La Banque centrale européenne (BCE) a annoncé jeudi des rachats massifs de dette, notamment de dette publique, qui s?élèveront au total à plus de 1.000 milliards d'euros, une action inédite destinée à contrer le risque de déflation et à stimuler l'économie de la zone euro.
Le conseil des gouverneurs "a décidé de lancer un programme élargi de rachats d'actifs" publics et privés, a annoncé M. Draghi lors de sa conférence de presse à Francfort, lançant une offensive monétaire très attendue face à la faiblesse récurrente de l'évolution des prix en zone euro.
Ce programme à raison de 60 milliards d'euros par mois sera mené au moins "jusqu'à fin septembre 2016" et "en tout état de cause jusqu'à ce que nous voyions un ajustement pérenne dans la trajectoire de l'inflation, conformément à notre objectif d'atteindre un taux d'inflation inférieur mais proche de 2%", a dit le président de la BCE.
Au total, cela représente donc au moins 1.140 milliards d'euros d'actifs qui vont être rachetés.
La grande majorité de ces rachats sera mis en oeuvre par les banques centrales nationales des 19 pays de la zone euro, et seuls 20% des titres achetés seront soumis à un partage des risques, dont les pertes éventuelles seront assumées in fine par tous les contribuables de la zone euro. Pour les 80% restant, chaque banque centrale nationale achètera des titres de son pays et en supportera les risques.
Version moderne de la planche à billets, un tel programme dit d'"assouplissement quantitatif" est souvent désigné par son acronyme anglo-saxon "QE".
Déjà utilisé par la Banque centrale du Japon et la Fed américaine, il consiste à injecter des liquidités pour peser sur les taux d'intérêt, afin de relancer l'activité économique par le biais du crédit, et faire remonter les prix.
Attendue depuis des semaines, l'annonce de la BCE n'a pas suscité de remous significatifs sur les marchés, même si l'euro est reparti à la baisse face au dollar peu après l'annonce.
"La BCE a répondu aux attentes mais cela ne sera pas la panacée", a commenté Jonathan Loynes, économiste chez Capital Economics, estimant notamment que le partage des risques pourrait réduire le bénéfice du programme pour les pays européens fortement endettés.
Mario Draghi a lui assuré que ces rachats de dette allaient contribuer à tirer les prix vers le haut, avec une inflation qui devrait "progressivement augmenter plus tard en 2015 puis en 2016".
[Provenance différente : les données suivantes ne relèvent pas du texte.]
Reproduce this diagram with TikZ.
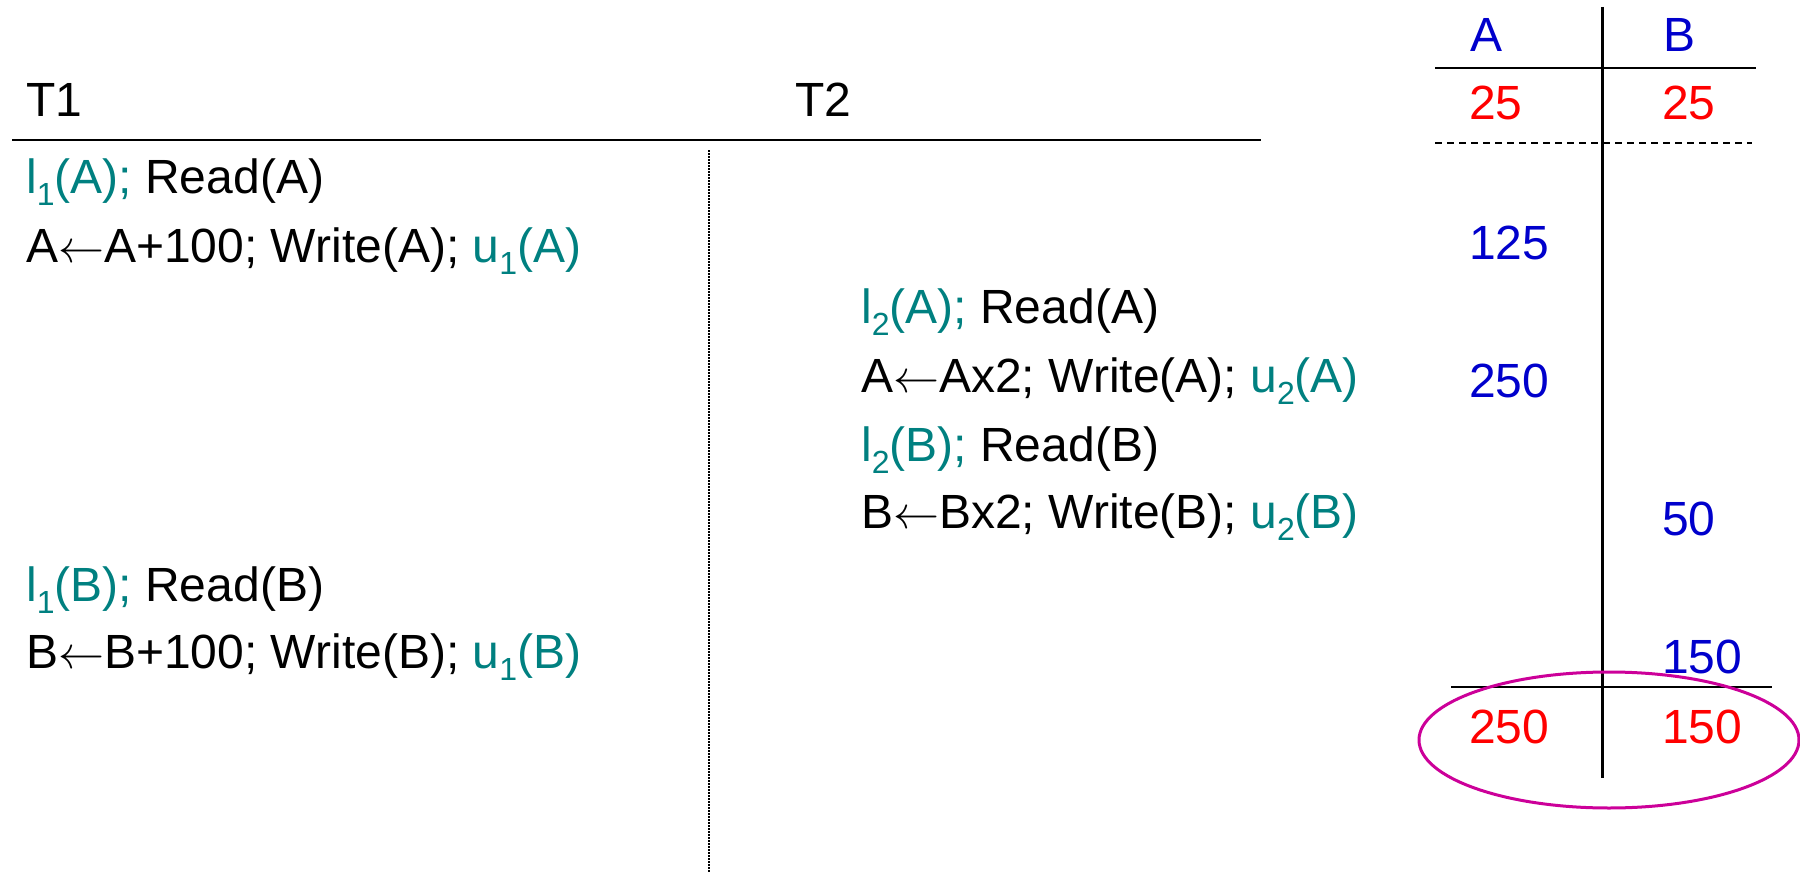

Les gouvernements appelés à agir
Le président de la BCE a néanmoins enjoint les gouvernements de la zone euro et la Commission européenne à ne pas se reposer sur la politique monétaire, et à agir de leur côté pour soutenir l'économie.
"La politique monétaire peut créer les bases pour la croissance, mais pour que la croissance s'affermisse il faut de l'investissement", et c'est aux politiques d'en favoriser les conditions, a-t-il estimé.
Cet éventuel relâchement des efforts des gouvernements à mettre en place des réformes peu populaires est d'ailleurs l'une des inquiétudes de Berlin, qui s'est finalement résigné à contre-coeur à ce programme de QE au nom de l'indépendance de la BCE.
Depuis des semaines, M. Draghi ne ménageait pas ses efforts pour convaincre de la nécessité d'une action de grande ampleur.
"Ce n'est pas comme si nos possibilités étaient infinies", avait-il récemment fait valoir.
Le principal taux directeur de l'institution est déjà à son plus bas historique, un niveau de 0,05% auquel il a été confirmé jeudi, et les autres mesures que la BCE a adoptées - prêts géants aux banques européennes, rachats de certains produits financiers - n'ont pas suffi à ce stade à faire remonter les prix.
L'institution vise une hausse des prix légèrement inférieure à 2%. Or en décembre, l'inflation en zone euro est passée en territoire négatif (-0,2%), une première depuis 2009, essentiellement sous l'effet de la chute des cours du pétrole, faisant grandir les craintes de déflation et sa spirale de baisse prolongée des prix et des salaires.